### [Dataset excerpts]
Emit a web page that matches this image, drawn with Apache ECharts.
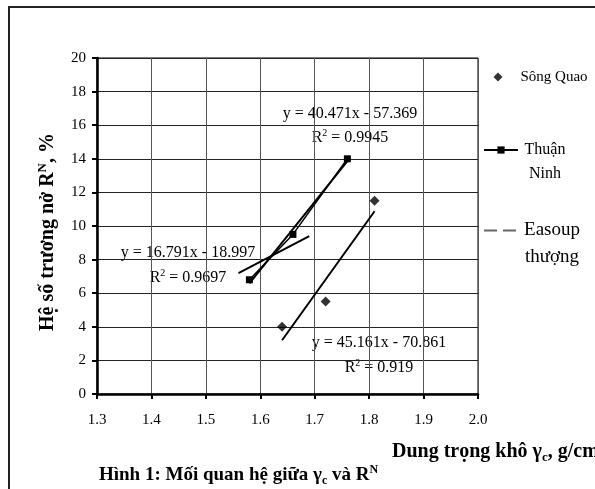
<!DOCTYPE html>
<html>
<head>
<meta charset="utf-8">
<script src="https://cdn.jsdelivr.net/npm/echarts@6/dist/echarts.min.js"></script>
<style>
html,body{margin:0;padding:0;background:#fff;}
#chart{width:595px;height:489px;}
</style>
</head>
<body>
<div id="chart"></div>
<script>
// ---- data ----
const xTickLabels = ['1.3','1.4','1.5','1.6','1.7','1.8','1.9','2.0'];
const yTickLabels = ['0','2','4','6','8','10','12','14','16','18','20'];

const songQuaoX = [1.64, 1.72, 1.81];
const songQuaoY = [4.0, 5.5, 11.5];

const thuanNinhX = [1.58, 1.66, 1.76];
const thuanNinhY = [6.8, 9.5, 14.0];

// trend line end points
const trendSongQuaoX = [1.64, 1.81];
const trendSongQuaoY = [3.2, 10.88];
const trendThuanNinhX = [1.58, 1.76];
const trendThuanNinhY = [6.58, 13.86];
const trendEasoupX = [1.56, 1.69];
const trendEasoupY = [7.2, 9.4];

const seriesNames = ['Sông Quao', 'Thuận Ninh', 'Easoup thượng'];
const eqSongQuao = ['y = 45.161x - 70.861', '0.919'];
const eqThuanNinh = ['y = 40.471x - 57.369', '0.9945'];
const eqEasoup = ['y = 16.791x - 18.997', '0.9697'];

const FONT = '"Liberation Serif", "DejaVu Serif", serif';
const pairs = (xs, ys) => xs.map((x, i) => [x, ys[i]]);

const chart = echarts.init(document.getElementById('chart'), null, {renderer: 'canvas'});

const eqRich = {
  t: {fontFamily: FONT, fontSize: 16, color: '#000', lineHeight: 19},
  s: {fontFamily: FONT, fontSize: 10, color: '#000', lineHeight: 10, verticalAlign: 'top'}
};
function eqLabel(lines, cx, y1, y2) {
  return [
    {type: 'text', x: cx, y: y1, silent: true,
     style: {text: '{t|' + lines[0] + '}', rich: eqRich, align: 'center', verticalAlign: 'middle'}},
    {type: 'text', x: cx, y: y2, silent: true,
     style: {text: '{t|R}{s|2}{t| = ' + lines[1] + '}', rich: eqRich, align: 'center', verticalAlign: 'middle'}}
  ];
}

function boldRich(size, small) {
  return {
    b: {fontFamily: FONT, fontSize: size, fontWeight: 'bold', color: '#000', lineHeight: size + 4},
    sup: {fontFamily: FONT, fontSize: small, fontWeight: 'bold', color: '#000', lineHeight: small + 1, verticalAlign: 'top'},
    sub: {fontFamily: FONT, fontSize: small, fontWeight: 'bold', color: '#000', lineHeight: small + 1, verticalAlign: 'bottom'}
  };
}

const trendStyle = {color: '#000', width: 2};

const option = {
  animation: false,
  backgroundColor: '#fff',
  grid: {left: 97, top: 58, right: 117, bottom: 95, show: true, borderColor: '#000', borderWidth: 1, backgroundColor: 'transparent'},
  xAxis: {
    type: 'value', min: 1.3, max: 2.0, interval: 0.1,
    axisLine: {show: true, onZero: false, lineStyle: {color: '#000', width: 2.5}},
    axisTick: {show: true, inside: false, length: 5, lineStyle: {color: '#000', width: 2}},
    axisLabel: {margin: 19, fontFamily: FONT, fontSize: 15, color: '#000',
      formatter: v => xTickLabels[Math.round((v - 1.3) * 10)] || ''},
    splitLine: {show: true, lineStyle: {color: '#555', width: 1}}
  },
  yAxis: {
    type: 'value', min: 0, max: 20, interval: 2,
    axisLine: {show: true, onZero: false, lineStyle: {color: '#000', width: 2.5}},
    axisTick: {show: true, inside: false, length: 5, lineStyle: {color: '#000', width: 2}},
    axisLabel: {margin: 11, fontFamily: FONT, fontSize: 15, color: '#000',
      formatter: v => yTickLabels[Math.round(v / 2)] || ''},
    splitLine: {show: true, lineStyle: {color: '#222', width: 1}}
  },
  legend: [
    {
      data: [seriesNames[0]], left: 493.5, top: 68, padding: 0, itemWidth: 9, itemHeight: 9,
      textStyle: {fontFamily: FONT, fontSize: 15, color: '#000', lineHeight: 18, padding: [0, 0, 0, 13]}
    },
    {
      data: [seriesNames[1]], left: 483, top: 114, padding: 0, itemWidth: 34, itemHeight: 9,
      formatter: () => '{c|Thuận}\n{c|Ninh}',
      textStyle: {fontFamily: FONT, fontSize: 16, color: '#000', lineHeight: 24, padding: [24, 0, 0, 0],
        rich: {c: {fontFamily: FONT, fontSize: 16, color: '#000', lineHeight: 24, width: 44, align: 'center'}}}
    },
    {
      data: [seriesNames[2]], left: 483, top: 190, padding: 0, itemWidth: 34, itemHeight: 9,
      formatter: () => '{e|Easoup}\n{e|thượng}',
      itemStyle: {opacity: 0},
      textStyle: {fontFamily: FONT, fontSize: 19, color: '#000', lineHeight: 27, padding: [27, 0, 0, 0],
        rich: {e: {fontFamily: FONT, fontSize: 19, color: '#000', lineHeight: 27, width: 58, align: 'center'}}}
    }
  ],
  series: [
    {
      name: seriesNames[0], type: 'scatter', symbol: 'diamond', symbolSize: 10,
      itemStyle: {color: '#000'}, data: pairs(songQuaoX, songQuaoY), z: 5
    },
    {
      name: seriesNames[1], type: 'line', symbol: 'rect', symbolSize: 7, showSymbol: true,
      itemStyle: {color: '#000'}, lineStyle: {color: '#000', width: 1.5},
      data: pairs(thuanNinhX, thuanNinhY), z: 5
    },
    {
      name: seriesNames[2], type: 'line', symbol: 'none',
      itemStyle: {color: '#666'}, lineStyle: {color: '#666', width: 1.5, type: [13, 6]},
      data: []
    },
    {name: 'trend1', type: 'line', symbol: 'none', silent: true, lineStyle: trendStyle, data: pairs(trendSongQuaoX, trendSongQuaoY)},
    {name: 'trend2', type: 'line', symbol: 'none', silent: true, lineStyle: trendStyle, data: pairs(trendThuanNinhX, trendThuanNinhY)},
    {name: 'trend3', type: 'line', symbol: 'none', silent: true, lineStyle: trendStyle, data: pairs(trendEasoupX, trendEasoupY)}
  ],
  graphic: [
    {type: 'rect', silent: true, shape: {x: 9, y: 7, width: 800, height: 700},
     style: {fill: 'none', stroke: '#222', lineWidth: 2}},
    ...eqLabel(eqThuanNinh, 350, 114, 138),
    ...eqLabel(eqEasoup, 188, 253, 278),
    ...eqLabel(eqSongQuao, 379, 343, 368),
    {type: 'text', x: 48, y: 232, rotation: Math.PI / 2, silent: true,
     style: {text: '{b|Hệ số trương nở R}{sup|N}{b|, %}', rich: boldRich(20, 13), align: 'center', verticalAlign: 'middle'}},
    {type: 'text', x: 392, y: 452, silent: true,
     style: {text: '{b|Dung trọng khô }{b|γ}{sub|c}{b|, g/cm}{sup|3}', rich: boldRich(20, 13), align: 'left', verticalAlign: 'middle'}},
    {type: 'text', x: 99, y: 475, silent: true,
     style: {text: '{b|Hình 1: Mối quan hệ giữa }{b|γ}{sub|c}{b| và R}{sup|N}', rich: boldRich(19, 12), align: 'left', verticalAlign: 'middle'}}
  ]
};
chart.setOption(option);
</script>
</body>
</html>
---
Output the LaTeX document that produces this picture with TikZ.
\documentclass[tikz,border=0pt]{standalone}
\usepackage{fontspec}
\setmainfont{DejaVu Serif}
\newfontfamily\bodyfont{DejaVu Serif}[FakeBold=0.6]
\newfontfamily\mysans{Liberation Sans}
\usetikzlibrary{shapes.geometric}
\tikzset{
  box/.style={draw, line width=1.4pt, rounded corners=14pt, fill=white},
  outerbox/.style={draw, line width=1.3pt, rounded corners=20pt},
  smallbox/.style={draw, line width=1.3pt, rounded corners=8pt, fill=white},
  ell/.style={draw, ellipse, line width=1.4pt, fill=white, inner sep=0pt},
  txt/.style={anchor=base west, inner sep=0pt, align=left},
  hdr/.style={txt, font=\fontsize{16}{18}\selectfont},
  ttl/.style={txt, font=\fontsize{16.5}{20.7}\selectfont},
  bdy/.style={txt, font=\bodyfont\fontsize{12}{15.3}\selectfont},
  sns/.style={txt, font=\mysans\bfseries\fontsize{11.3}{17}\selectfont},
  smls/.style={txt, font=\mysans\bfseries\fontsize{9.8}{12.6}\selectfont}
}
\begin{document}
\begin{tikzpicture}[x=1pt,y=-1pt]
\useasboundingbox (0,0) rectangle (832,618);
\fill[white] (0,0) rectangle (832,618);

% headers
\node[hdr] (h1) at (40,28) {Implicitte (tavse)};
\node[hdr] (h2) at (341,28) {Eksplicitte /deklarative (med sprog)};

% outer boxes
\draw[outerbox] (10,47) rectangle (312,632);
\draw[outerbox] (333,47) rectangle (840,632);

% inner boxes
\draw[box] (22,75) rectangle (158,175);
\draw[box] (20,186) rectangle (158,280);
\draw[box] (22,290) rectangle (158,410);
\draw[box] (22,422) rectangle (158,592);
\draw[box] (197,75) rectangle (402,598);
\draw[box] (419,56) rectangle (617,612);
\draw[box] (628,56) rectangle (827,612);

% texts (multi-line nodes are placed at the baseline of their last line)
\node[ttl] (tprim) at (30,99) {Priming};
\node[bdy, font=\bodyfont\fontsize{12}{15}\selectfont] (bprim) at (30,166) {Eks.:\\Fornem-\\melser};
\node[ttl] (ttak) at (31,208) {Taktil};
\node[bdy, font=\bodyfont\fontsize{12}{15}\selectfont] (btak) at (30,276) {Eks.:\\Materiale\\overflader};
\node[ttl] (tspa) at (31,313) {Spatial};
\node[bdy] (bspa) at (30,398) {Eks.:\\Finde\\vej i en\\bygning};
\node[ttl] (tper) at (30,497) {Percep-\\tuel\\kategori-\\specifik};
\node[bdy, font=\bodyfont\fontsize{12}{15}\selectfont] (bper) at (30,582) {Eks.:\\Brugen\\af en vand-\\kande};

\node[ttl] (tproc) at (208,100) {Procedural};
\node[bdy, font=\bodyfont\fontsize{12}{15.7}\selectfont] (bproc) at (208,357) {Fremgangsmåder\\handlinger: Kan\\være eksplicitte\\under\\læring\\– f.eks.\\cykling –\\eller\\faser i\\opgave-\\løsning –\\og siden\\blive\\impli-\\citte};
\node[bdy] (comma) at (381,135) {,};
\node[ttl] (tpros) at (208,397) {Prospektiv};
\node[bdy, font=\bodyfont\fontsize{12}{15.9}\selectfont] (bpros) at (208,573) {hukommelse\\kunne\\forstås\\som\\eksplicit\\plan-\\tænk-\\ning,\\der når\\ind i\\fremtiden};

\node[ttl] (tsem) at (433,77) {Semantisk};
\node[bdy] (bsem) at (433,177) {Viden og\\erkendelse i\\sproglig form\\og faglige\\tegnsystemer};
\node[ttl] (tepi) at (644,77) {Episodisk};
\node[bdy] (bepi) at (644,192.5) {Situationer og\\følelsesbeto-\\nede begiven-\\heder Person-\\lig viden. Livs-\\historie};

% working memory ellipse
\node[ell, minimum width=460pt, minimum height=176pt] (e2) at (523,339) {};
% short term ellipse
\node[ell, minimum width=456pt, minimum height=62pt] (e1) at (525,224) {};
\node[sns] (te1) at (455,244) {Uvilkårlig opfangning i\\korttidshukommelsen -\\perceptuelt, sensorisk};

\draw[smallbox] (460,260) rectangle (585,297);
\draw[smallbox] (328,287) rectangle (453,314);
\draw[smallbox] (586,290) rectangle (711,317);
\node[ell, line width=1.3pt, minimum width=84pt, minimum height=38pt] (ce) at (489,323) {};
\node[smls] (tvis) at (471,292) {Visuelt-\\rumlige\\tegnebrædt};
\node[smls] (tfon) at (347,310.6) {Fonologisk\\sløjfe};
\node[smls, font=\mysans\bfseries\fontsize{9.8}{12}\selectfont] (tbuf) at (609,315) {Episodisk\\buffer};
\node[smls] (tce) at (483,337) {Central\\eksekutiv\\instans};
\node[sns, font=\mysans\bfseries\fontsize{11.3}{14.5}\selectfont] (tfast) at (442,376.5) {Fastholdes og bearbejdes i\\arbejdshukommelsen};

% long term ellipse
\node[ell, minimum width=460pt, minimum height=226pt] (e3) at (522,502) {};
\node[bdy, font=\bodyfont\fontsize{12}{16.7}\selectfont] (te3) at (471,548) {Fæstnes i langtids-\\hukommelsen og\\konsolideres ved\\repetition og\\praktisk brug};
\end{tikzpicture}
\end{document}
==
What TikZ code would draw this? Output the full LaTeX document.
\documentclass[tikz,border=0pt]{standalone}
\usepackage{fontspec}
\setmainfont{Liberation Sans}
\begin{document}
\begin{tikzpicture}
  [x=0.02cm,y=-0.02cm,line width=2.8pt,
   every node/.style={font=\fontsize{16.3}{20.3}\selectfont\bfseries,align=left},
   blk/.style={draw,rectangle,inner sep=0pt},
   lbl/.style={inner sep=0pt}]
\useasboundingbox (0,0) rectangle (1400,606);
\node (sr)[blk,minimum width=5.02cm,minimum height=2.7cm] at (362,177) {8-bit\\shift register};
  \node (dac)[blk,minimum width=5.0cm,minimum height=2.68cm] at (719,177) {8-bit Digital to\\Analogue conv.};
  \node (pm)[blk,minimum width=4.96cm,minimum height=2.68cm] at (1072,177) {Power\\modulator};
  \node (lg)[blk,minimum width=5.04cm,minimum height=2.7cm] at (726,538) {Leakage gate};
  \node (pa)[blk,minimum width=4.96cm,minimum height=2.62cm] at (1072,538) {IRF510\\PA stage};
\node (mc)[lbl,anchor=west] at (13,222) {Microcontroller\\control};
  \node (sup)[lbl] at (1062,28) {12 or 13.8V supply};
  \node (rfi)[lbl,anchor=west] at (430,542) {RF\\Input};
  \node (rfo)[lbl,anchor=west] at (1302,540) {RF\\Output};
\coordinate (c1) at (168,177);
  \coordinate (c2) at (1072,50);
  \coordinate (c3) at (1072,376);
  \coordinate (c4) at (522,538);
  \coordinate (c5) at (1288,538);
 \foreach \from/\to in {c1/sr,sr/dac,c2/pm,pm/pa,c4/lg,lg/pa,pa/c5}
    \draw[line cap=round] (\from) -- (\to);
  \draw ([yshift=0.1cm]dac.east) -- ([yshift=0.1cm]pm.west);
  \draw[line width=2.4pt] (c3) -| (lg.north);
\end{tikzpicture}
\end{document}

### [Aim of the task]
Output nothing except the lines from the one containing "Emit a web page" through the one containing "const songQuaoY = [4.0, 5.5, 11.5];", both kept, with the pictures removed.

### [Solution to the problem]
Emit a web page that matches this image, drawn with Apache ECharts.
<!DOCTYPE html>
<html>
<head>
<meta charset="utf-8">
<script src="https://cdn.jsdelivr.net/npm/echarts@6/dist/echarts.min.js"></script>
<style>
html,body{margin:0;padding:0;background:#fff;}
#chart{width:595px;height:489px;}
</style>
</head>
<body>
<div id="chart"></div>
<script>
// ---- data ----
const xTickLabels = ['1.3','1.4','1.5','1.6','1.7','1.8','1.9','2.0'];
const yTickLabels = ['0','2','4','6','8','10','12','14','16','18','20'];

const songQuaoX = [1.64, 1.72, 1.81];
const songQuaoY = [4.0, 5.5, 11.5];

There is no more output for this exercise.